Long Divisions – New Cassini Image of Saturn and Mimas

New Cassini Image of Saturn and Mimas

The shadow of Saturn on the rings. The moon Mimas is a few pixels wide, near the lower left in this image. Credit: NASA/JPL-Caltech/Space Science Institute

This newly released image form the Cassini Spacecraft shows Saturn and Mimas.

The shadow of Saturn on the rings, which stretched across all of the rings earlier in Cassini’s mission, now barely makes it past the Cassini division.

The changing length of the shadow marks the passing of the seasons on Saturn. As the planet nears its northern-hemisphere solstice in May 2017, the shadow will get even shorter. At solstice, the shadow’s edge will be about 28,000 miles (45,000 kilometers) from the planet’s surface, barely making it past the middle of the B ring.

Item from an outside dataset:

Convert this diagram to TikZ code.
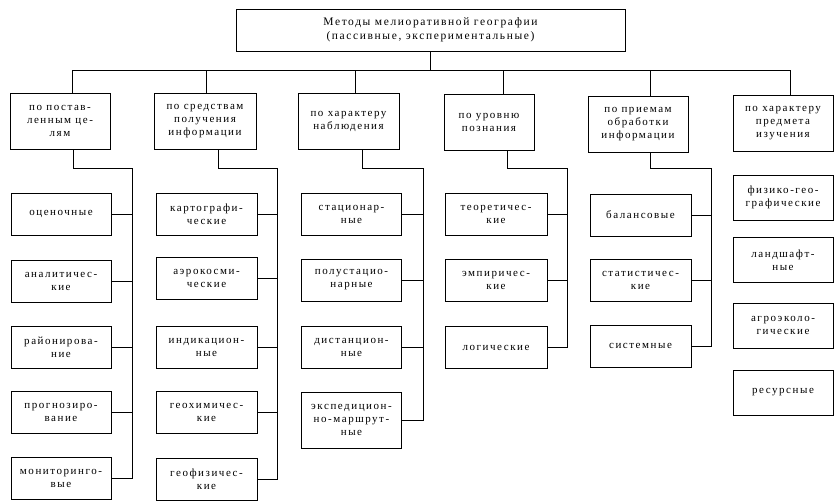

The moon Mimas is a few pixels wide, near the lower left in this image.

This view looks toward the sunlit side of the rings from about 35 degrees above the ring plane. The image was taken in visible light with the Cassini spacecraft wide-angle camera on May 21, 2016.

The view was obtained at a distance of approximately 2.0 million miles (3.2 million kilometers) from Saturn. The image scale is 120 miles (190 kilometers) per pixel.